Hapag-Lloyd issues improved shipping outlook for 2024

Hapag-Lloyd shipping containers
Hapag-Lloyd shipping containers | Photo courtesy of nitpicker/Shutterstock
2 Min

Hamburg, Germany-headquartered Hapag-Lloyd, one of the world's leading shipping companies, has released a comparatively optimistic outlook for the sector for the rest of 2024.

This comes after Hapag-Lloyd reported a decline in its net profits in 2023 to USD 3.2 billion (EUR 3 billion), compared to USD 18 billion (EUR 16.6 billion) in 2022.

“The last quarter of 2023 was difficult because rates were at unsustainable levels,” Jansen said. “I think everybody noticed that. We saw them coming up a bit toward the end of the quarter, and then, of course, the Red Sea crisis ... again changed the market.”

Attacks on commercial vessels in the Red Sea have caused halts and reroutes for major shipping companies, resulting in a shipping container rate increase.

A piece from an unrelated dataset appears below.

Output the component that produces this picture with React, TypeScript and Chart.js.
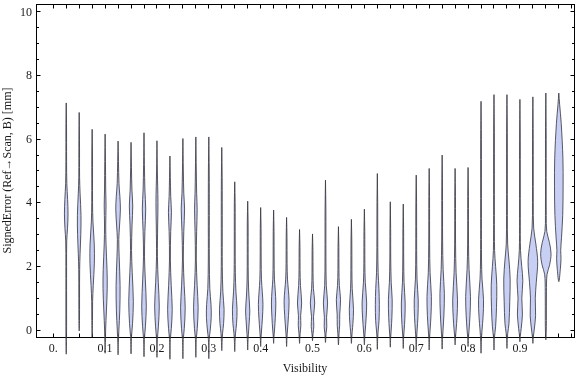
import React, { useEffect, useRef } from "react";
import { Chart, registerables } from "chart.js";

Chart.register(...registerables);

// Violin centres (Visibility)
const positions = [
  0.025, 0.05, 0.075, 0.1, 0.125, 0.15, 0.175, 0.2, 0.225, 0.25,
  0.275, 0.3, 0.325, 0.35, 0.375, 0.4, 0.425, 0.45, 0.475, 0.5,
  0.525, 0.55, 0.575, 0.6, 0.625, 0.65, 0.675, 0.7, 0.725, 0.75,
  0.775, 0.8, 0.825, 0.85, 0.875, 0.9, 0.925, 0.95, 0.975,
];

// Largest signed error of each violin [mm]
const maxValues = [
  7.14, 6.84, 6.31, 6.16, 5.94, 5.9, 6.2, 5.95, 5.47, 6.02,
  6.07, 6.07, 5.74, 4.66, 4.05, 3.85, 3.77, 3.54, 3.16, 3.02,
  4.71, 3.25, 3.48, 3.8, 4.92, 4.03, 3.96, 4.87, 5.08, 5.5,
  5.08, 5.11, 7.19, 7.4, 7.4, 7.25, 7.33, 7.45, 7.45,
];

// Smallest signed error of each violin [mm]
const minValues = [
  -0.76, -0.03, -0.22, -0.73, -0.78, -0.75, -0.84, -0.86, -0.92, -0.9,
  -0.86, -0.9, -0.65, -0.68, -0.63, -0.52, -0.42, -0.52, -0.42, -0.34,
  -0.39, -0.47, -0.42, -0.47, -0.61, -0.54, -0.58, -0.63, -0.63, -0.6,
  -0.47, -0.52, -0.73, -0.63, -0.58, -0.37, -0.42, -0.31, 1.52,
];

// Estimated density profile of each violin: [signed error, relative density]
const profiles: number[][][] = [
  [[6.5,0.3],[5.3,0.35],[4.6,0.6],[4.1,1.4],[3.65,1.8],[3.2,1.3],[2.8,0.5],[2.0,0.35],[0.5,0.35],[-0.3,0.3]],
  [[6.0,0.3],[4.8,0.4],[4.3,0.9],[3.6,1.8],[3.0,1.6],[2.4,0.9],[1.9,0.45],[1.0,0.35],[0.3,0.3]],
  [[5.5,0.35],[4.0,0.4],[3.4,0.8],[2.7,2.1],[2.1,2.2],[1.4,1.1],[0.9,0.45],[0.3,0.35]],
  [[5.3,0.35],[4.4,0.6],[3.9,0.9],[3.3,0.6],[2.7,0.9],[1.9,1.9],[1.3,2.1],[0.6,1.3],[0.0,0.5],[-0.4,0.3]],
  [[5.3,0.4],[4.6,0.9],[4.2,1.8],[3.8,2.3],[3.3,1.5],[2.85,0.7],[2.3,1.1],[1.4,2.0],[0.6,1.7],[0.0,0.8],[-0.4,0.3]],
  [[5.1,0.4],[4.4,0.9],[3.9,1.7],[3.3,1.0],[2.5,0.5],[1.8,1.2],[0.9,2.3],[0.2,1.5],[-0.2,0.5]],
  [[5.2,0.4],[4.4,0.9],[3.8,1.7],[3.1,0.9],[2.3,0.5],[1.6,1.3],[0.75,2.3],[0.1,1.4],[-0.3,0.4]],
  [[5.0,0.4],[4.0,1.0],[3.3,0.7],[2.3,0.45],[1.5,1.3],[0.75,2.3],[0.1,1.4],[-0.3,0.4]],
  [[4.8,0.4],[4.2,0.8],[3.7,1.5],[3.1,0.8],[2.2,0.45],[1.4,1.3],[0.65,2.3],[0.05,1.4],[-0.3,0.4]],
  [[5.0,0.45],[4.3,0.9],[3.8,1.7],[3.1,0.9],[2.2,0.45],[1.4,1.3],[0.7,2.3],[0.05,1.4],[-0.3,0.4]],
  [[5.0,0.45],[4.3,0.8],[3.8,1.3],[3.1,0.8],[2.2,0.45],[1.4,1.3],[0.7,2.3],[0.05,1.4],[-0.3,0.4]],
  [[5.0,0.4],[3.6,0.5],[2.2,0.5],[1.3,1.0],[0.8,2.2],[0.4,2.4],[0.0,1.4],[-0.3,0.4]],
  [[4.8,0.4],[3.2,0.5],[2.0,0.5],[1.2,1.1],[0.65,2.3],[0.2,1.8],[-0.1,0.8],[-0.35,0.35]],
  [[4.0,0.4],[2.8,0.45],[1.8,0.6],[1.2,1.2],[0.65,2.3],[0.2,1.8],[-0.1,0.8],[-0.35,0.35]],
  [[3.4,0.4],[2.4,0.45],[1.6,0.6],[1.1,1.2],[0.6,2.1],[0.25,1.5],[0.0,1.0],[-0.3,0.35]],
  [[3.2,0.4],[2.2,0.5],[1.6,0.8],[1.2,1.6],[0.8,2.3],[0.35,1.7],[0.0,0.9],[-0.25,0.35]],
  [[3.1,0.4],[2.2,0.5],[1.6,0.8],[1.25,1.6],[0.85,2.2],[0.4,1.7],[0.0,0.9],[-0.2,0.35]],
  [[2.9,0.4],[2.1,0.5],[1.6,0.9],[1.25,1.8],[0.9,2.5],[0.45,1.9],[0.0,0.9],[-0.25,0.35]],
  [[2.6,0.4],[1.9,0.5],[1.4,0.9],[0.85,2.1],[0.45,1.1],[0.15,1.3],[-0.1,0.6],[-0.25,0.3]],
  [[2.5,0.4],[1.8,0.5],[1.3,0.9],[0.85,2.2],[0.42,1.0],[0.12,1.3],[-0.1,0.6],[-0.2,0.3]],
  [[3.8,0.4],[2.3,0.45],[1.4,0.8],[0.85,2.1],[0.4,1.1],[0.1,1.3],[-0.1,0.6],[-0.25,0.3]],
  [[2.6,0.4],[1.9,0.5],[1.4,0.9],[0.95,2.1],[0.5,1.3],[0.15,1.2],[-0.1,0.6],[-0.3,0.3]],
  [[2.8,0.4],[1.9,0.5],[1.3,0.8],[0.65,2.1],[0.2,1.5],[-0.05,0.8],[-0.25,0.3]],
  [[3.1,0.4],[2.1,0.5],[1.5,0.9],[0.85,2.3],[0.35,1.7],[0.0,0.9],[-0.25,0.35]],
  [[4.0,0.35],[2.6,0.45],[1.8,0.8],[1.3,1.6],[0.8,2.0],[0.3,1.7],[0.0,0.9],[-0.25,0.35]],
  [[3.2,0.35],[2.2,0.45],[1.5,0.9],[0.95,1.9],[0.4,1.6],[0.0,0.9],[-0.25,0.35]],
  [[3.2,0.35],[2.2,0.45],[1.5,0.8],[0.85,1.9],[0.35,1.6],[0.0,0.9],[-0.25,0.35]],
  [[4.0,0.35],[2.5,0.45],[1.6,0.8],[0.95,2.0],[0.4,1.7],[0.0,0.9],[-0.3,0.35]],
  [[4.2,0.35],[2.7,0.45],[1.8,0.9],[1.05,2.2],[0.45,1.8],[0.0,0.9],[-0.3,0.35]],
  [[4.5,0.35],[2.8,0.45],[1.9,1.0],[1.15,2.2],[0.5,1.8],[0.0,0.9],[-0.3,0.35]],
  [[4.2,0.35],[2.7,0.45],[1.8,1.0],[0.95,2.4],[0.4,1.9],[0.0,1.0],[-0.25,0.35]],
  [[4.2,0.35],[2.7,0.45],[1.9,1.0],[1.05,2.4],[0.45,1.9],[0.0,1.0],[-0.25,0.35]],
  [[6.0,0.35],[3.5,0.4],[2.2,0.5],[1.6,1.0],[0.95,2.5],[0.4,2.0],[0.0,1.0],[-0.35,0.35]],
  [[6.2,0.35],[3.6,0.4],[2.5,0.6],[2.0,1.6],[1.4,2.8],[0.7,2.5],[0.1,1.6],[-0.25,0.4]],
  [[6.2,0.35],[3.6,0.4],[2.7,0.7],[2.2,2.0],[1.6,3.2],[0.9,2.8],[0.2,2.0],[-0.1,0.8],[-0.3,0.35]],
  [[6.0,0.35],[3.5,0.4],[2.5,0.6],[2.0,1.8],[1.55,2.9],[1.0,1.9],[0.5,2.5],[0.05,1.3],[-0.2,0.35]],
  [[6.0,0.35],[4.0,0.4],[3.2,0.8],[2.7,3.0],[2.15,4.8],[1.5,3.4],[1.0,2.4],[0.45,2.7],[0.0,1.3],[-0.25,0.35]],
  [[6.0,0.35],[3.6,0.4],[3.1,0.9],[2.75,3.6],[2.4,5.2],[2.05,3.8],[1.75,1.2],[1.2,0.6],[0.3,0.55],[-0.1,0.35]],
  [[7.1,0.8],[6.5,2.4],[5.4,4.1],[4.5,4.3],[3.6,3.9],[2.9,2.7],[2.5,1.9],[2.25,2.2],[1.9,1.5]],
];

// Axis ticks and labels
const xTickValues = [0, 0.1, 0.2, 0.3, 0.4, 0.5, 0.6, 0.7, 0.8, 0.9];
const xTickLabels = ["0.", "0.1", "0.2", "0.3", "0.4", "0.5", "0.6", "0.7", "0.8", "0.9"];
const yTickValues = [0, 2, 4, 6, 8, 10];
const yTickLabels = ["0", "2", "4", "6", "8", "10"];
const xMinorStep = 0.025;
const yMinorStep = 0.5;

const X_MIN = -0.0333;
const X_MAX = 1.0043;
const Y_MIN = -0.22;
const Y_MAX = 10.25;
const densityScale = 1 / 518.5; // x-units per density unit

const FILL = "rgb(200,207,245)";
const STROKE = "rgba(55,55,65,0.82)";
const FONT = "12px 'Liberation Serif', 'DejaVu Serif', serif";
const TEXT = "#1a1a1a";

const frameAndAxes = {
  id: "frameAndAxes",
  beforeDatasetsDraw(chart: any) {
    const { ctx, chartArea: a, scales } = chart;
    const xs = scales.x;
    const ys = scales.y;
    const L = a.left + 0.5;
    const R = a.right + 0.5;
    const T = a.top + 0.5;
    const B = a.bottom + 0.5;
    ctx.save();
    ctx.strokeStyle = "#000";
    ctx.lineWidth = 1;
    ctx.strokeRect(L, T, R - L, B - T);

    ctx.beginPath();
    // x ticks (every 0.025), inward on bottom and top
    for (let k = 0; k <= Math.round(1 / xMinorStep); k++) {
      const v = k * xMinorStep;
      if (v < X_MIN || v > X_MAX) continue;
      const p = Math.floor(xs.getPixelForValue(v)) + 0.5;
      ctx.moveTo(p, B);
      ctx.lineTo(p, B - 4);
      ctx.moveTo(p, T);
      ctx.lineTo(p, T + 4);
    }
    // y ticks
    for (let k = 0; k <= Math.round(10 / yMinorStep); k++) {
      const v = k * yMinorStep;
      const major = Math.abs(v - Math.round(v / 2) * 2) < 1e-9;
      const len = major ? 4 : 2.5;
      const p = Math.floor(ys.getPixelForValue(v)) + 0.5;
      ctx.moveTo(L, p);
      ctx.lineTo(L + len, p);
      ctx.moveTo(R, p);
      ctx.lineTo(R - len, p);
    }
    ctx.stroke();

    ctx.fillStyle = TEXT;
    ctx.font = FONT;
    ctx.textAlign = "center";
    ctx.textBaseline = "alphabetic";
    xTickValues.forEach((v, i) => {
      ctx.fillText(xTickLabels[i], xs.getPixelForValue(v), 352);
    });
    ctx.textAlign = "right";
    ctx.textBaseline = "middle";
    yTickValues.forEach((v, i) => {
      ctx.fillText(yTickLabels[i], 32, ys.getPixelForValue(v) + 0.5);
    });

    ctx.textAlign = "center";
    ctx.textBaseline = "alphabetic";
    ctx.fillText("Visibility", (a.left + a.right) / 2, 372);

    ctx.save();
    ctx.translate(8, (a.top + a.bottom) / 2);
    ctx.rotate(-Math.PI / 2);
    ctx.textBaseline = "middle";
    ctx.fillText("SignedError (Ref\u2192Scan, B) [mm]", 0, 0);
    ctx.restore();

    ctx.restore();
  },
};

export default function App() {
  const ref = useRef<HTMLCanvasElement>(null);
  useEffect(() => {
    document.body.style.margin = "0";
    const datasets = positions.map((c, i) => {
      const knots = [[maxValues[i], 0], ...profiles[i], [minValues[i], 0]];
      const right = knots.map(([v, d]) => ({ x: c + d * densityScale, y: v }));
      const left = knots
        .slice(0, -1)
        .reverse()
        .map(([v, d]) => ({ x: c - d * densityScale, y: v }));
      return {
        data: [...right, ...left],
        showLine: true,
        fill: "shape",
        backgroundColor: FILL,
        borderColor: STROKE,
        borderWidth: 1,
        pointRadius: 0,
        pointHoverRadius: 0,
        pointHitRadius: 0,
        tension: 0.35,
        capBezierPoints: false,
        clip: false,
      };
    });
    const chart = new Chart(ref.current as HTMLCanvasElement, {
      type: "scatter",
      data: { datasets: datasets as any },
      options: {
        responsive: false,
        animation: false,
        devicePixelRatio: 1,
        events: [],
        layout: { padding: { left: 36, top: 4, right: 2, bottom: 40 } },
        plugins: { legend: { display: false }, tooltip: { enabled: false } },
        elements: { line: { capBezierPoints: false } },
        scales: {
          x: { type: "linear", min: X_MIN, max: X_MAX, display: false },
          y: { type: "linear", min: Y_MIN, max: Y_MAX, display: false },
        },
      } as any,
      plugins: [frameAndAxes],
    });
    return () => chart.destroy();
  }, []);
  return (
    <div style={{ position: "absolute", left: 0, top: 0, width: 576, height: 377 }}>
      <canvas
        ref={ref}
        width={576}
        height={377}
        style={{ width: 576, height: 377, display: "block" }}
      />
    </div>
  );
}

To mitigate this issue, the global shipping industry has increased its vessel capacity by 5 percent to offset delays and container use. By sailing faster than normal, Jansen said, this has resulted in an increased global capacity of 8 percent to 10 percent.

Nevertheless, 40-foot container prices spiked in February, ranging from approximately USD 5,000 (EUR 4,600) to USD 7,000 (EUR 6,400), which is up from January 2024, when prices sat from USD 3,000 (EUR 2,700) to USD 3,700 (EUR 3,400). CNBC said that prices have now declined, with U.S. companies paying 155 percent higher rates on Asia to U.S. West Coast port routes. Rates on Asia to U.S. East Coast routes are up 129 percent year-to-date, and Asia to the Gulf Coast are up 71.2 percent year-to-date, according to CNBC.

“It’s a concerning situation, and I think the [Red Sea] outlook is very difficult,” Hapag-Lloyd CEO Rolf Habbel Jansen said. “We hope that it will be over in a couple of months, but I’m very well aware that despite all the efforts that many countries are undertaking, some also believe that it might last quite a bit longer. In the end, we will do whatever we can to keep our people safe, even if that means that transit times are going to be a little bit longer.”

A total of 478 container ships with a combination of 3.1 million 20-foot-equivalent (TEUs) crates are scheduled for delivery in 2024, according to shipping logistics company Container xChange.